Thursday, October 27, 2011

Carl Safina’s Proposal For A Merger of Knowledge and Devotion

Peregrine Falcon (Teddy Llovet)
First of all, you have to read Carl Safina’s blog post, “Knowledge and Devotion; A Proposal For A Merger” because it’s classic Safina: articulate, touching and thought-provoking.

He recasts the dilemma C.P. Snow laid out in his 1950s essay, “The Two Cultures,” bemoaning the gulf between science and cultural humanism, or the gulf between facts and values.

Safina writes: “Jacques Cousteau said, “We protect only what we love.” But to protect effectively, we must fuse head and heart. Then, we can’t just watch, and we can’t just wait; we must also do. The falcon must search the waves, but it also must focus on a target and execute the dive.

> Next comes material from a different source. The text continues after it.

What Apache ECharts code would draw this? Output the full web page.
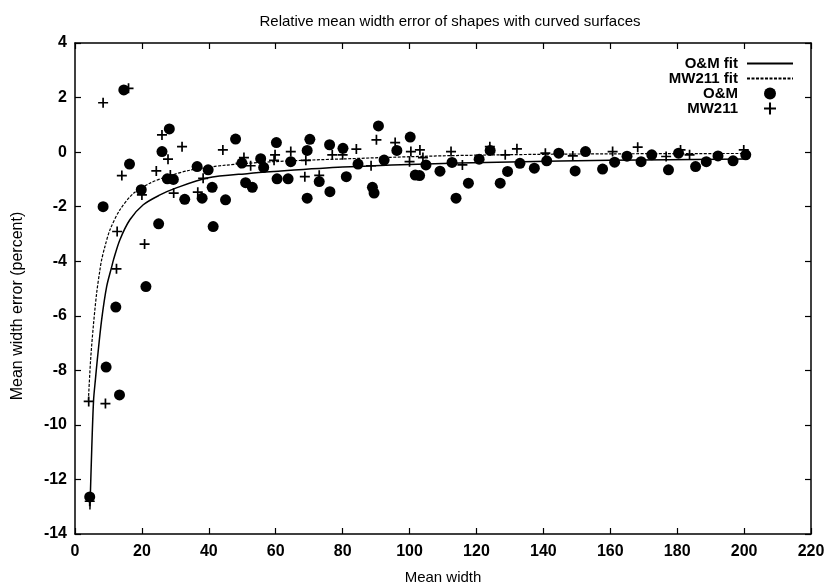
<!DOCTYPE html>
<html>
<head>
<meta charset="utf-8">
<script src="https://cdn.jsdelivr.net/npm/echarts@6/dist/echarts.min.js"></script>
<style>html,body{margin:0;padding:0;background:#fff}#c{width:829px;height:586px}</style>
</head>
<body>
<div id="c"></div>
<script>
// ---- data ----
var titleText = 'Relative mean width error of shapes with curved surfaces';
var xName = 'Mean width';
var yName = 'Mean width error (percent)';
var xTicks = [0, 20, 40, 60, 80, 100, 120, 140, 160, 180, 200, 220];
var yTicks = [-14, -12, -10, -8, -6, -4, -2, 0, 2, 4];

var omFit = [[4.46,-13.1],[5.0,-10.9],[5.55,-9.1],[6.1,-8.34],[6.67,-7.61],[7.96,-6.15],[9.46,-4.93],[11,-4.19],[11.5,-3.95],[13.4,-3.22],[16.4,-2.48],[20.4,-1.93],[25.4,-1.57],[29.9,-1.33],[39.5,-0.95],[52,-0.78],[59.5,-0.71],[80,-0.55],[100,-0.45],[130,-0.36],[160,-0.3],[200,-0.25]];
var mwFit = [[4.0,-9.1],[4.67,-7.61],[5.47,-6.39],[6.47,-5.17],[7.46,-4.31],[7.96,-3.95],[8.95,-3.46],[10.45,-2.85],[13.4,-2.12],[17.5,-1.51],[22.4,-1.14],[27.4,-0.9],[34.5,-0.66],[45,-0.48],[59.5,-0.35],[80,-0.25],[112,-0.13],[150,-0.07],[200,-0.05]];

var omX = [4.4,8.4,9.3,12.2,13.3,14.6,16.3,19.8,21.2,25,26,28.2,27.6,29.4,32.8,36.5,38,39.8,41,41.3,45,48,49.9,51,53,55.5,56.4,60.2,60.4,63.7,64.5,69.4,70.2,69.4,73,76.1,76.2,80.1,81.1,84.6,88.9,89.4,90.7,92.4,96.2,100.2,101.7,103,104.9,109.1,112.7,113.9,117.6,120.8,124.1,127.1,129.3,133,137.3,141,144.6,149.5,152.6,157.7,161.3,165,169.2,172.4,177.4,180.4,185.5,188.7,192.2,196.7,200.5];
var omY = [-12.64,-2.0,-7.88,-5.68,-8.9,2.28,-0.44,-1.38,-4.93,-2.63,0.02,0.85,-0.98,-1.0,-1.73,-0.53,-1.69,-0.65,-1.29,-2.73,-1.75,0.48,-0.4,-1.12,-1.29,-0.24,-0.56,0.35,-0.98,-0.98,-0.35,0.06,0.47,-1.69,-1.08,0.27,-1.45,0.14,-0.9,-0.44,-1.29,-1.5,0.96,-0.29,0.06,0.55,-0.84,-0.86,-0.47,-0.7,-0.38,-1.69,-1.14,-0.26,0.06,-1.14,-0.71,-0.41,-0.59,-0.32,-0.04,-0.69,0.02,-0.62,-0.37,-0.15,-0.35,-0.1,-0.65,-0.04,-0.53,-0.35,-0.14,-0.32,-0.1];

var mwX = [4.1,4.4,8.4,9.1,12.4,12.6,14,16,20,20.8,24.3,26,27.8,28.5,29.5,32,36.7,38.3,44.2,49.5,50.5,52.5,59.5,59.8,64.5,68.7,69,73,76.9,80,84.1,88.5,90.1,95.7,100.4,100,103.1,104,112.4,115.8,124,128.6,132.1,140.6,148.8,160.7,168.2,176.7,181,183.7,199.9];
var mwY = [-9.14,-12.8,1.81,-9.22,-4.28,-2.91,-0.86,2.34,-1.57,-3.37,-0.69,0.63,-0.26,-0.84,-1.5,0.2,-1.47,-0.96,0.08,-0.41,-0.2,-0.5,-0.3,-0.1,0.02,-0.9,-0.3,-0.85,-0.1,-0.1,0.11,-0.5,0.45,0.35,0.02,-0.35,0.08,-0.2,0.02,-0.47,0.2,-0.1,0.12,-0.04,-0.14,0.02,0.18,-0.16,0.08,-0.1,0.08];

// ---- chart ----
function zip(a, b) { return a.map(function (v, i) { return [v, b[i]]; }); }
var plusPath = 'path://M4.15,0h1.7v4.15h4.15v1.7h-4.15v4.15h-1.7v-4.15h-4.15v-1.7h4.15z';
var font = 'Liberation Sans, Arial, Helvetica, sans-serif';

var chart = echarts.init(document.getElementById('c'), null, {renderer: 'canvas'});
var axisLine = {show: true, onZero: false, lineStyle: {color: '#000', width: 1.5}};
function xAx(pos, labels) {
  return {
    type: 'value', position: pos, min: 0, max: 220, interval: 20,
    axisLine: axisLine,
    axisTick: {show: true, inside: true, length: 6, lineStyle: {color: '#000', width: 1.2}},
    minorTick: {show: false},
    axisLabel: {show: labels, color: '#000', fontSize: 16, fontWeight: 'bold', fontFamily: font, margin: 10},
    splitLine: {show: false},
    name: labels ? xName : '', nameLocation: 'middle', nameGap: 36,
    nameTextStyle: {color: '#000', fontSize: 15, fontFamily: font}
  };
}
function yAx(pos, labels) {
  return {
    type: 'value', position: pos, min: -14, max: 4, interval: 2,
    axisLine: axisLine,
    axisTick: {show: true, inside: true, length: 6, lineStyle: {color: '#000', width: 1.2}},
    minorTick: {show: false},
    axisLabel: {show: labels, color: '#000', fontSize: 16, fontWeight: 'bold', fontFamily: font, margin: 8},
    splitLine: {show: false}
  };
}

chart.setOption({
  animation: false,
  backgroundColor: '#fff',
  title: {
    text: titleText, left: 445, top: 9, textAlign: 'center',
    textStyle: {color: '#000', fontSize: 15, fontWeight: 'normal', fontFamily: font}
  },
  grid: {left: 75, right: 18, top: 43, bottom: 52, containLabel: false, outerBoundsMode: 'none'},
  xAxis: [xAx('bottom', true), xAx('top', false)],
  yAxis: [yAx('left', true), yAx('right', false)],
  graphic: [{
    type: 'text', rotation: Math.PI / 2, x: 18, y: 306,
    style: {text: yName, fill: '#000', font: '16px ' + font, textAlign: 'center', textVerticalAlign: 'middle'}
  }],
  legend: {
    orient: 'vertical', right: 30, top: 51, align: 'right',
    itemWidth: 46, itemHeight: 12, itemGap: 0,
    textStyle: {color: '#000', fontSize: 15, fontWeight: 'bold', fontFamily: font, lineHeight: 15, padding: [0, 4, 0, 0]},
    data: [
      {name: 'O&M fit', itemStyle: {opacity: 0}},
      {name: 'MW211 fit', itemStyle: {opacity: 0}},
      {name: 'O&M'},
      {name: 'MW211', icon: plusPath}
    ]
  },
  series: [
    {name: 'O&M fit', type: 'line', data: omFit, symbol: 'none', smooth: 0.3,
     itemStyle: {color: '#000'}, lineStyle: {color: '#000', width: 1.5}, z: 2},
    {name: 'MW211 fit', type: 'line', data: mwFit, symbol: 'none', smooth: 0.3,
     itemStyle: {color: '#000'}, lineStyle: {color: '#000', width: 1.2, type: [3, 1.5]}, z: 2},
    {name: 'O&M', type: 'scatter', data: zip(omX, omY), symbol: 'circle', symbolSize: 11,
     itemStyle: {color: '#000', opacity: 1}, z: 3},
    {name: 'MW211', type: 'scatter', data: zip(mwX, mwY), symbol: plusPath, symbolSize: 10,
     symbolKeepAspect: true, itemStyle: {color: '#000', opacity: 1}, z: 3}
  ]
});
</script>
</body>
</html>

“....The broader trick is to harness science’s ability to find out what is really happening, with religion’s tendency to ask, “What is right to do?” Both halves are necessary. Without understanding what is really happening, religious imperatives have barely budged since the Middle Ages. They focus on the Creator yet ignore the creation. And without asking, “What is the right thing to do with our knowledge?,” scientific knowledge counts for little.”

Safina is one of the best examples of meeting the challenge put forth by C.P. Snow in merging science and cultural humanism. In this blog, he manages to describe the flight of the peregrine falcon and quote W.B. Yeats.

In looking to Christianity, he is told by Dr. David P. Gushee, Distinguished Professor of Christian Ethics at Mercer University in Georgia, “Science and religion may not succeed in saving the Creation because there are not enough human beings who actually love this distressed world.”

That’s probably the case with Christianity that has a teleological dogma leading to the End of Days. Perhaps Hinduism or Buddhism may serve us better.

In this case, Safina is looking for a religious-like devotion that can ask, in this merger with science, “What is the right thing to do with our knowledge?”

That devotion is not in the dogmas of religion; it is in our cultural humanism— the poetry, the stories, the dramas, the paintings, the sculptures, the dances— of our world’s civilizations. That’s where the merger with knowledge needs to take place, that’s where the key to saving our civilization lies.


Good stuff to think about as the Salish Sea Ecosystem Conference winds down today.